(From The Paris Review. Link to the complete article given below)
In 1979, Guy Davenport’s second book of “stories” appeared: Da Vinci’s Bicycle. He was fifty-one. I put quotation marks around the word stories because almost nothing happens in any of them. When they’re good, they’re good for other reasons.
Davenport was a disciple of Ezra Pound and James Joyce, and like everyone answering that description, he was a supreme crank. The main problem with all of these guys is that they vastly overestimate the value of literary allusion. And I know all about it, ’cuz I was ruined in my youth by these lizard-eating weirdos. Davenport certainly did his part.
They were all brilliant. They could write sentences that stick with you forever. Most people never write even one; these guys could practically cut them off by the yard. Yet, none of ’em knew when to stop. They always, always got carried away. My hypothesis is that too much of their motivation for writing was to enshrine their crankitudes. They were always trying to get away with something.
Zoom in on Davenport. Let me ask you: How much Chinese do you suppose he knew? I think the smart money is on “very little.” He probably knew about as much as I do—which is to say, as much as can be learned from one semester of study, augmented by the eager observation of one or two native speakers reciting a handful of classic poems.
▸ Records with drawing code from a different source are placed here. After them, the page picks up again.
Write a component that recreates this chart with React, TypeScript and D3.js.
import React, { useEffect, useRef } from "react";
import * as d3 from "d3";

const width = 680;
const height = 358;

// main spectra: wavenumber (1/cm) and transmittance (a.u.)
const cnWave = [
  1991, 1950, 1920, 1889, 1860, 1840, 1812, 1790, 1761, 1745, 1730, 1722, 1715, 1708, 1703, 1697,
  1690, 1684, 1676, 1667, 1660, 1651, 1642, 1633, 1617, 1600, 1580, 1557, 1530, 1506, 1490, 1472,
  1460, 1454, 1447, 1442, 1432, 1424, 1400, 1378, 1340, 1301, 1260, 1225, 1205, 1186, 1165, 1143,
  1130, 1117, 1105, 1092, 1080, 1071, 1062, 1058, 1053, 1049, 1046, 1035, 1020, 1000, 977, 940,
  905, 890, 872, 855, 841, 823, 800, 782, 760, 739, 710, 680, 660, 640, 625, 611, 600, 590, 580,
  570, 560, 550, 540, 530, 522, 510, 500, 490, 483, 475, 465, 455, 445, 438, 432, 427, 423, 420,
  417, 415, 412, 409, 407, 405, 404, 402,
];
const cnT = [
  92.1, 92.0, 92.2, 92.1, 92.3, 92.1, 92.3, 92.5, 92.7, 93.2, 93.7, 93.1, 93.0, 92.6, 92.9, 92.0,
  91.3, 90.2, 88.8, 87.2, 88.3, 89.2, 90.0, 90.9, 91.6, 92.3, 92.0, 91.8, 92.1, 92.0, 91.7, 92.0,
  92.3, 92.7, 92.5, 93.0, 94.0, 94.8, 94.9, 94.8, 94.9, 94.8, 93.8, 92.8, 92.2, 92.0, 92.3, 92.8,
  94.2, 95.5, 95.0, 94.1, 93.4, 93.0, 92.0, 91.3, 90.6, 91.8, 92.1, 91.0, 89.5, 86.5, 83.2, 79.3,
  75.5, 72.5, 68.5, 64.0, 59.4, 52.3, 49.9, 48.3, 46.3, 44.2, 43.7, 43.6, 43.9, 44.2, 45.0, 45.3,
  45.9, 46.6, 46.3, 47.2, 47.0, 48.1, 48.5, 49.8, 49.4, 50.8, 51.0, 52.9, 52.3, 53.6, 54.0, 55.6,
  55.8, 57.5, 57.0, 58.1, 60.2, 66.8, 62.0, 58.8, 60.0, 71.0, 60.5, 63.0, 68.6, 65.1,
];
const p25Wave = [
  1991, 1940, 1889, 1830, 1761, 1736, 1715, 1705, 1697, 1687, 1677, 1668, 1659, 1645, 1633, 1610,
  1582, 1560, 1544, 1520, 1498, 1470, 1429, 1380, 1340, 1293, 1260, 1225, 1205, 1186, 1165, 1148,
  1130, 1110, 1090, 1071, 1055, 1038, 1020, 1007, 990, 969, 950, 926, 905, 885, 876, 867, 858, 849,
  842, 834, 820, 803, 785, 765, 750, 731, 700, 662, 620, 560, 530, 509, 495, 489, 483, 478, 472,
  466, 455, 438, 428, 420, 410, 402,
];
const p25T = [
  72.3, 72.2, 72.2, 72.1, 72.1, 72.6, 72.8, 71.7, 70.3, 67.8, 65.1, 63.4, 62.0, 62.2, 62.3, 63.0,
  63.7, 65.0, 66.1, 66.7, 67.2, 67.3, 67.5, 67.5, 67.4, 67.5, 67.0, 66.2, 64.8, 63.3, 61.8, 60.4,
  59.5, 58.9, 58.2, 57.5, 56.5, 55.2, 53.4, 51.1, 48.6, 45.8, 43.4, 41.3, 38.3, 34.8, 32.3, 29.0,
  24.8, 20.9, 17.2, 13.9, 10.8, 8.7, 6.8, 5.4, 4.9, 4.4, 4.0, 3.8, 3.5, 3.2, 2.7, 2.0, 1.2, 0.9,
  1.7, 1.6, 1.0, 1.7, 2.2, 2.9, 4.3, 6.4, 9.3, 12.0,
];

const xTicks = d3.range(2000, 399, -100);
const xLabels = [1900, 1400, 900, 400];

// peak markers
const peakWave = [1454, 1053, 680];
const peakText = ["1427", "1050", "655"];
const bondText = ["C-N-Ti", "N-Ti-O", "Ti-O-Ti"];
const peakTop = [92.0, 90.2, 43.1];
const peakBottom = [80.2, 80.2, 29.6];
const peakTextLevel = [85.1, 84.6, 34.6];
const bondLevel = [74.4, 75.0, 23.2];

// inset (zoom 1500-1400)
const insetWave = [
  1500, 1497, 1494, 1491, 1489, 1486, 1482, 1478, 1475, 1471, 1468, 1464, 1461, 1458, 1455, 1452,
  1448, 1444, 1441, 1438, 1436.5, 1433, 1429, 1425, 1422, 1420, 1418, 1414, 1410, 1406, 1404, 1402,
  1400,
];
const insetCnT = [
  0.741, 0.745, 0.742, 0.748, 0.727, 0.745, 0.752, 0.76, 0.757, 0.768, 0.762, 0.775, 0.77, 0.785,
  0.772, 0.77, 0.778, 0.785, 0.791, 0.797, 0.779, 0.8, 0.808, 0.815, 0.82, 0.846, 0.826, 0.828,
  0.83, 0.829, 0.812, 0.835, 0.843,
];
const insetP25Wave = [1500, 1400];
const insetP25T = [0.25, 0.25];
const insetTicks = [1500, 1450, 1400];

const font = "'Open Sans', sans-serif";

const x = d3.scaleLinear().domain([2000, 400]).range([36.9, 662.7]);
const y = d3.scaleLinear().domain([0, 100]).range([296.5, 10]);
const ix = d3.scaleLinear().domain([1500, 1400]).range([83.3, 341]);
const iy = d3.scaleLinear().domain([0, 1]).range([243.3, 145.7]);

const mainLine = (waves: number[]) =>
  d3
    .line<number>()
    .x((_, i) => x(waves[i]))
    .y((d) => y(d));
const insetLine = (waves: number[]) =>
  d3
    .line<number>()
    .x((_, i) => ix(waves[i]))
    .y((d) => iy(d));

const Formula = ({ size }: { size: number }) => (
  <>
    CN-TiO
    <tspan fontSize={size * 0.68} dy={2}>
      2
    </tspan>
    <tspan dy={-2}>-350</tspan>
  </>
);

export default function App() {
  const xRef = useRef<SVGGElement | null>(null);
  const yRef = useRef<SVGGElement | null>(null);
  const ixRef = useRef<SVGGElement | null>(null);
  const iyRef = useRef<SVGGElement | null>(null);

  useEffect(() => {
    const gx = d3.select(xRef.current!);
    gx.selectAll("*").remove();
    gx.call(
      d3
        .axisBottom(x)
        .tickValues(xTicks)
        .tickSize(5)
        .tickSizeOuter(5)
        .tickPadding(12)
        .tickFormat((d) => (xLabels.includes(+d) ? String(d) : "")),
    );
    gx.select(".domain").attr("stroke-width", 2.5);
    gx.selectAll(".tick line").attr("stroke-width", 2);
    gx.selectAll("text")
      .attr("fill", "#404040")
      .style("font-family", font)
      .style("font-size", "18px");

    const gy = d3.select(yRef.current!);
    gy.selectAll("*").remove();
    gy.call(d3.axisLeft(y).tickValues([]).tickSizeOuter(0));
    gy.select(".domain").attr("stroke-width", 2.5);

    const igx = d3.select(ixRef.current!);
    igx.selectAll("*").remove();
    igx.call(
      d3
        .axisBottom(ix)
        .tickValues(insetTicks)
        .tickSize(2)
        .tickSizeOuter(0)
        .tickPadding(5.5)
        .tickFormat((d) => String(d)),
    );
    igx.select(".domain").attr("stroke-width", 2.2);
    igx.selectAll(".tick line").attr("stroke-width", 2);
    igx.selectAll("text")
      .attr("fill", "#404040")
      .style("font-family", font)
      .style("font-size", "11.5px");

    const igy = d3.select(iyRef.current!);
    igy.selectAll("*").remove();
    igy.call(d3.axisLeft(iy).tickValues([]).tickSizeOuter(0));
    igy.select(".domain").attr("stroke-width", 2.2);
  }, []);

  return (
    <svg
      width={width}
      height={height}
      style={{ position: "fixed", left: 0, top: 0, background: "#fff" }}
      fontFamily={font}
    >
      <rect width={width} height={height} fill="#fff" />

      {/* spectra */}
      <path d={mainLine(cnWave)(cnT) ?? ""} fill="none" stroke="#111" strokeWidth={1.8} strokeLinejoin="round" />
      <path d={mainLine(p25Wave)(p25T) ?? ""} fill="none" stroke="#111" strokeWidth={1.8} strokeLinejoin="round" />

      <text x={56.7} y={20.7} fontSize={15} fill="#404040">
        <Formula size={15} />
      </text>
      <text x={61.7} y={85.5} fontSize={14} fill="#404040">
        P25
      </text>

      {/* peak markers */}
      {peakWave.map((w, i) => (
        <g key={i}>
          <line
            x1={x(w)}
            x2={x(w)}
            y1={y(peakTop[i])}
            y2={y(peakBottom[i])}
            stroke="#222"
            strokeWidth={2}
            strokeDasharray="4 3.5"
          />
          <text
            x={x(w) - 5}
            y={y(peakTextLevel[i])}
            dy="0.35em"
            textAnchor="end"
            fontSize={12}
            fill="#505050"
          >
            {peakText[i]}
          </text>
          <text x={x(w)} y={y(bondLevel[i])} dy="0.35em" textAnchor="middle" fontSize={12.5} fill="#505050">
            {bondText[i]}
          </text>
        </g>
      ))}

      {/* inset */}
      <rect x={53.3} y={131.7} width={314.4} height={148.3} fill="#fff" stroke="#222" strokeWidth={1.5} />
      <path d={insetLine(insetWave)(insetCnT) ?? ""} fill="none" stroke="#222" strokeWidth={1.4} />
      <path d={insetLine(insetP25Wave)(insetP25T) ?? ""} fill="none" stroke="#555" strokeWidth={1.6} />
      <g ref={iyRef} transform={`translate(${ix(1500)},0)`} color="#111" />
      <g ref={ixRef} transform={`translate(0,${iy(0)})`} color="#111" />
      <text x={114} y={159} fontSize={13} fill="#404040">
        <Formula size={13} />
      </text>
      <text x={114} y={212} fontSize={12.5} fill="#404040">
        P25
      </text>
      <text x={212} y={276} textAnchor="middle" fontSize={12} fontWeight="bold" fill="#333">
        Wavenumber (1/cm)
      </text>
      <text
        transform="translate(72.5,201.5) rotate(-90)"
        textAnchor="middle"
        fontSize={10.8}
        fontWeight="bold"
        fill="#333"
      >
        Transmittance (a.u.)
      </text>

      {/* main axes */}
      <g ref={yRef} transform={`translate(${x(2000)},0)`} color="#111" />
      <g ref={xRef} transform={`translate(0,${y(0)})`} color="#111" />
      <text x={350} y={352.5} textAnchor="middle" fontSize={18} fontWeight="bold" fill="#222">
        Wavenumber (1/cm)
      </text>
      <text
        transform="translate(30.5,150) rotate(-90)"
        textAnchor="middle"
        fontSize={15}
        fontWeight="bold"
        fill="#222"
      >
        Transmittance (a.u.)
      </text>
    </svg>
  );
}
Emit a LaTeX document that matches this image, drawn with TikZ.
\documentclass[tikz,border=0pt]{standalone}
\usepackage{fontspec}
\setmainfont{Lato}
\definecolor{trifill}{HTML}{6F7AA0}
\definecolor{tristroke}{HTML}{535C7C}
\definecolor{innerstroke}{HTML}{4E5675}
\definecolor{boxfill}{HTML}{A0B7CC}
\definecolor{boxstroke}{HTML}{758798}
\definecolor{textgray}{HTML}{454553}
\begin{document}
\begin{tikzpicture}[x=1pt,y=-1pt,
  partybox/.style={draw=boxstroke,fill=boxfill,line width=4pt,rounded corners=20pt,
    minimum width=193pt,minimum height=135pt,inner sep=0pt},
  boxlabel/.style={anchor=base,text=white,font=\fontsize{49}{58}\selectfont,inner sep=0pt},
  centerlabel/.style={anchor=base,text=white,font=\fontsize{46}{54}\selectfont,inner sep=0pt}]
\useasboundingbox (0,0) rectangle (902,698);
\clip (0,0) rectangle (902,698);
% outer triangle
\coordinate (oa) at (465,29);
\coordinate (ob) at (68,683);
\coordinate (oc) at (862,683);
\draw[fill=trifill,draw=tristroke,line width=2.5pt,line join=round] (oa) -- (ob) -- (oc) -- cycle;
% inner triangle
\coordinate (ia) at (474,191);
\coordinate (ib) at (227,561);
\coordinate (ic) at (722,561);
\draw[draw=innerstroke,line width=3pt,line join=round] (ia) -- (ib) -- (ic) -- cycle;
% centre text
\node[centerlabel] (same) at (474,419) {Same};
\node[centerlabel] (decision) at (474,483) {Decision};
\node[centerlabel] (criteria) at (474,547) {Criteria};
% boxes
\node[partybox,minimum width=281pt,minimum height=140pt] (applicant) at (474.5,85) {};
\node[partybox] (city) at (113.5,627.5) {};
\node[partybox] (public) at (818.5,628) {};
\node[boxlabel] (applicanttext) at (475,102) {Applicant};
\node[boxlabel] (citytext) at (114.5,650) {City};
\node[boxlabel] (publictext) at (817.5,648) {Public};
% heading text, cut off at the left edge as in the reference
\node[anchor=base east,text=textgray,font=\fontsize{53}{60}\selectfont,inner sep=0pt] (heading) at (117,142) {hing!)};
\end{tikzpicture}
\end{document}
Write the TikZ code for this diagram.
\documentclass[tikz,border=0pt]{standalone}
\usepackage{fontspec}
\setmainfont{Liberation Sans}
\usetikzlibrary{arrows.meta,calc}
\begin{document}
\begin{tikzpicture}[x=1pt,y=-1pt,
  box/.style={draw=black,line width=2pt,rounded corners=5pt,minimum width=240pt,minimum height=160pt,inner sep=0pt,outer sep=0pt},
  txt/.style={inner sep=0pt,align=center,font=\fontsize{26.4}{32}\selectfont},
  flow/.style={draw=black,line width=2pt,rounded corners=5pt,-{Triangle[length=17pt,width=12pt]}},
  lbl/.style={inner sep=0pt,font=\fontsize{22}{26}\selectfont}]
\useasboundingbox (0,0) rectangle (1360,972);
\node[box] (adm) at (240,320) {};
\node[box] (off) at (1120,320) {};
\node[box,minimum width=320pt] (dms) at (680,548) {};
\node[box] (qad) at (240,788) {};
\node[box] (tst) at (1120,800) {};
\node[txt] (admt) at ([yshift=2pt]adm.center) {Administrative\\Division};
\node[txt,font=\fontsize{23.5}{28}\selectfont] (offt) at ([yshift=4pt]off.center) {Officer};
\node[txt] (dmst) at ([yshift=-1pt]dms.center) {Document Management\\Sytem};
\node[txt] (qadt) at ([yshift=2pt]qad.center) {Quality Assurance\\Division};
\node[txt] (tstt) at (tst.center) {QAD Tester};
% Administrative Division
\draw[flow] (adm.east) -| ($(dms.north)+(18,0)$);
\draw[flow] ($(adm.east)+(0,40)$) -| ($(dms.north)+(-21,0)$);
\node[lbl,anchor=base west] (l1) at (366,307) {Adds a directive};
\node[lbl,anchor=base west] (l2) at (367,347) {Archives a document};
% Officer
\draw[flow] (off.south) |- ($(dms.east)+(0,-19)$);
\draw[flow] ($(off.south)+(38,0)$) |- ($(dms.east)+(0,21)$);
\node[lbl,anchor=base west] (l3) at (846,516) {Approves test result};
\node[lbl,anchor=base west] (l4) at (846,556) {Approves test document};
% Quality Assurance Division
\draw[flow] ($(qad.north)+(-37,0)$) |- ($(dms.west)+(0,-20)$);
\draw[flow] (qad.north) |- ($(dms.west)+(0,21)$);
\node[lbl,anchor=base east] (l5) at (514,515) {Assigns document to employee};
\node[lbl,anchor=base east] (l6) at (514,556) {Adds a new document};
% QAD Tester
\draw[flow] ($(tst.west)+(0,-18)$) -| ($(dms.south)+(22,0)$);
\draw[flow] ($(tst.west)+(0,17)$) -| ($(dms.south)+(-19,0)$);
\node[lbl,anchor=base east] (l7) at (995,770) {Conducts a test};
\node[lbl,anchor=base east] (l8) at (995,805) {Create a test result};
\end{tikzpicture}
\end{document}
But a supreme crank knows how to exploit every little drop of whatever he or she knows. Davenport, who really did know all about poetic meter in English, must have listened very actively when he got somebody to recite Li Bai (or whomever) to him. Davenport knew what he was not hearing. Chinese meter was not about vowel quantity, nor stressed and unstressed syllables. What Chinese poetry almost certainly sounded like to him was clusters of five syllables, all of them stressed. That’s what mile after mile of Tang- and Song-Dynasty poetry sounds like to an English speaker.
Armed with this thought, he did a translation of a famous poem by Mao Zedong. The form of his translation is unique in American letters: The text is set up as quatrains (that’s normal enough), but the individual lines have only three syllables each. Davenport knew that this did not accurately reflect the original Chinese, but—and this is where the brilliance comes in—it does get across (like nothing else available in English) the collapsed syntax and staccato pacing of classical shi poetry.